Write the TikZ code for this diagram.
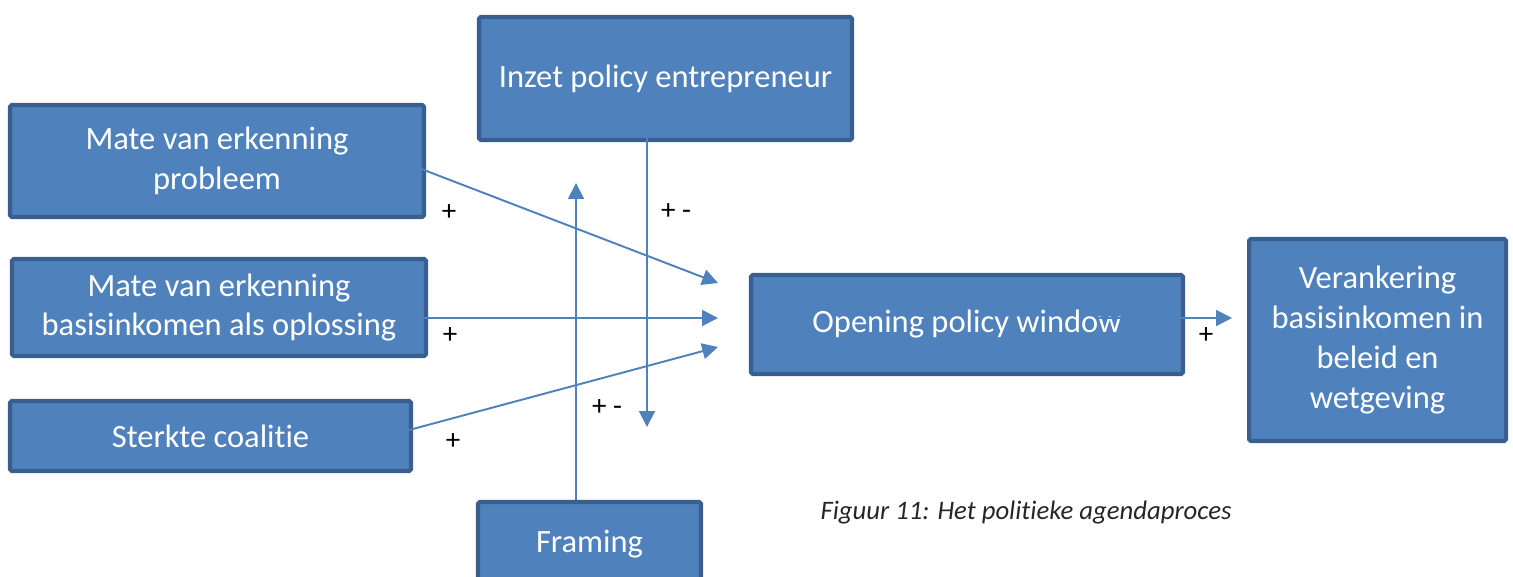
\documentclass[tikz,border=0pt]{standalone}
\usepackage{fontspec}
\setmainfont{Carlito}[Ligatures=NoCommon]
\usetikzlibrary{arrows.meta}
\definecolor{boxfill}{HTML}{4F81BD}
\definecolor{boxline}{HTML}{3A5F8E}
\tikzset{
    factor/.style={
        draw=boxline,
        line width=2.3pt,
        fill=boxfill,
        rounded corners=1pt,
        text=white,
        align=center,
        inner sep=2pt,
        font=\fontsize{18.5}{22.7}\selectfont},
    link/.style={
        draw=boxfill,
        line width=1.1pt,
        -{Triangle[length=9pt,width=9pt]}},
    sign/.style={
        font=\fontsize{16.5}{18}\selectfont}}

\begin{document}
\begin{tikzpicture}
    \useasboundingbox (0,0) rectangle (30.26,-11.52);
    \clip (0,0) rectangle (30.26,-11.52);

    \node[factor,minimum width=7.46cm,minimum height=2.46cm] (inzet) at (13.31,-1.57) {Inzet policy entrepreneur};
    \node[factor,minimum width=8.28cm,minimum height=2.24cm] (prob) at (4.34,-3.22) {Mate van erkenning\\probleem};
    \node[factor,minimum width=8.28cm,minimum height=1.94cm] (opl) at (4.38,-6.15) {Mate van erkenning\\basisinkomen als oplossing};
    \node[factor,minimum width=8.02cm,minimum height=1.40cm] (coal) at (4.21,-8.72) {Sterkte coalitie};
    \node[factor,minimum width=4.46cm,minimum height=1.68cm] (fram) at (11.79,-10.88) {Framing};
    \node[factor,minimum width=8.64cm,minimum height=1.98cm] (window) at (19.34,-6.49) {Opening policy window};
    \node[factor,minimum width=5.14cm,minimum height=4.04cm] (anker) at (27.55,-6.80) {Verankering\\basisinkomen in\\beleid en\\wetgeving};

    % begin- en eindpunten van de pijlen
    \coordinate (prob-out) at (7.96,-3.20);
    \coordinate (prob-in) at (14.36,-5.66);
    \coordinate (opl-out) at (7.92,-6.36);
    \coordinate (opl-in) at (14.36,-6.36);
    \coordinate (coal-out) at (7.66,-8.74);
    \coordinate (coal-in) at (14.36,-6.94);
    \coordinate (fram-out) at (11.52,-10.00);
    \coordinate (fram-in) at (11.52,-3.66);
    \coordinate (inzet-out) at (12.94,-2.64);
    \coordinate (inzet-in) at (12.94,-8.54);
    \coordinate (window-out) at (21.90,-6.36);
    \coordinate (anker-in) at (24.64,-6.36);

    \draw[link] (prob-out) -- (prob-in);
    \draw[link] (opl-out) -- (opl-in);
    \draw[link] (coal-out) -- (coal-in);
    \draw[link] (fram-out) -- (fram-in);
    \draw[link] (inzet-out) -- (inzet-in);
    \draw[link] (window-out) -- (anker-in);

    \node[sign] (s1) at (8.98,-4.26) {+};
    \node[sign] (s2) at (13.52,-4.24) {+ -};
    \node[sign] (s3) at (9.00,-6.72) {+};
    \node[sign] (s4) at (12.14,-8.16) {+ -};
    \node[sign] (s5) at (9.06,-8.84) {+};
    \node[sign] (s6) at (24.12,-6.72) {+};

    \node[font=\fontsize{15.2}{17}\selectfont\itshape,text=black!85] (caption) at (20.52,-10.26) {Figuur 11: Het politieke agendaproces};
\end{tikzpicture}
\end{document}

• • • • • • •

EXERCISE: Copy the listing word for word, excluding its pictures.

RESPONSE BELOW:
Write the TikZ code for this diagram.
\documentclass[tikz,border=0pt]{standalone}
\usepackage{fontspec}
\setmainfont{Carlito}[Ligatures=NoCommon]
\usetikzlibrary{arrows.meta}
\definecolor{boxfill}{HTML}{4F81BD}
\definecolor{boxline}{HTML}{3A5F8E}
\tikzset{
    factor/.style={
        draw=boxline,
        line width=2.3pt,
        fill=boxfill,
        rounded corners=1pt,
        text=white,
        align=center,
        inner sep=2pt,
        font=\fontsize{18.5}{22.7}\selectfont},
    link/.style={
        draw=boxfill,
        line width=1.1pt,
        -{Triangle[length=9pt,width=9pt]}},
    sign/.style={
        font=\fontsize{16.5}{18}\selectfont}}

\begin{document}
\begin{tikzpicture}
    \useasboundingbox (0,0) rectangle (30.26,-11.52);
    \clip (0,0) rectangle (30.26,-11.52);

    \node[factor,minimum width=7.46cm,minimum height=2.46cm] (inzet) at (13.31,-1.57) {Inzet policy entrepreneur};
    \node[factor,minimum width=8.28cm,minimum height=2.24cm] (prob) at (4.34,-3.22) {Mate van erkenning\\probleem};
    \node[factor,minimum width=8.28cm,minimum height=1.94cm] (opl) at (4.38,-6.15) {Mate van erkenning\\basisinkomen als oplossing};
    \node[factor,minimum width=8.02cm,minimum height=1.40cm] (coal) at (4.21,-8.72) {Sterkte coalitie};
    \node[factor,minimum width=4.46cm,minimum height=1.68cm] (fram) at (11.79,-10.88) {Framing};
    \node[factor,minimum width=8.64cm,minimum height=1.98cm] (window) at (19.34,-6.49) {Opening policy window};
    \node[factor,minimum width=5.14cm,minimum height=4.04cm] (anker) at (27.55,-6.80) {Verankering\\basisinkomen in\\beleid en\\wetgeving};

    % begin- en eindpunten van de pijlen
    \coordinate (prob-out) at (7.96,-3.20);
    \coordinate (prob-in) at (14.36,-5.66);
    \coordinate (opl-out) at (7.92,-6.36);
    \coordinate (opl-in) at (14.36,-6.36);
    \coordinate (coal-out) at (7.66,-8.74);
    \coordinate (coal-in) at (14.36,-6.94);
    \coordinate (fram-out) at (11.52,-10.00);
    \coordinate (fram-in) at (11.52,-3.66);
    \coordinate (inzet-out) at (12.94,-2.64);
    \coordinate (inzet-in) at (12.94,-8.54);
    \coordinate (window-out) at (21.90,-6.36);
    \coordinate (anker-in) at (24.64,-6.36);

    \draw[link] (prob-out) -- (prob-in);
    \draw[link] (opl-out) -- (opl-in);
    \draw[link] (coal-out) -- (coal-in);
    \draw[link] (fram-out) -- (fram-in);
    \draw[link] (inzet-out) -- (inzet-in);
    \draw[link] (window-out) -- (anker-in);

    \node[sign] (s1) at (8.98,-4.26) {+};
    \node[sign] (s2) at (13.52,-4.24) {+ -};
    \node[sign] (s3) at (9.00,-6.72) {+};
    \node[sign] (s4) at (12.14,-8.16) {+ -};
    \node[sign] (s5) at (9.06,-8.84) {+};
    \node[sign] (s6) at (24.12,-6.72) {+};

    \node[font=\fontsize{15.2}{17}\selectfont\itshape,text=black!85] (caption) at (20.52,-10.26) {Figuur 11: Het politieke agendaproces};
\end{tikzpicture}
\end{document}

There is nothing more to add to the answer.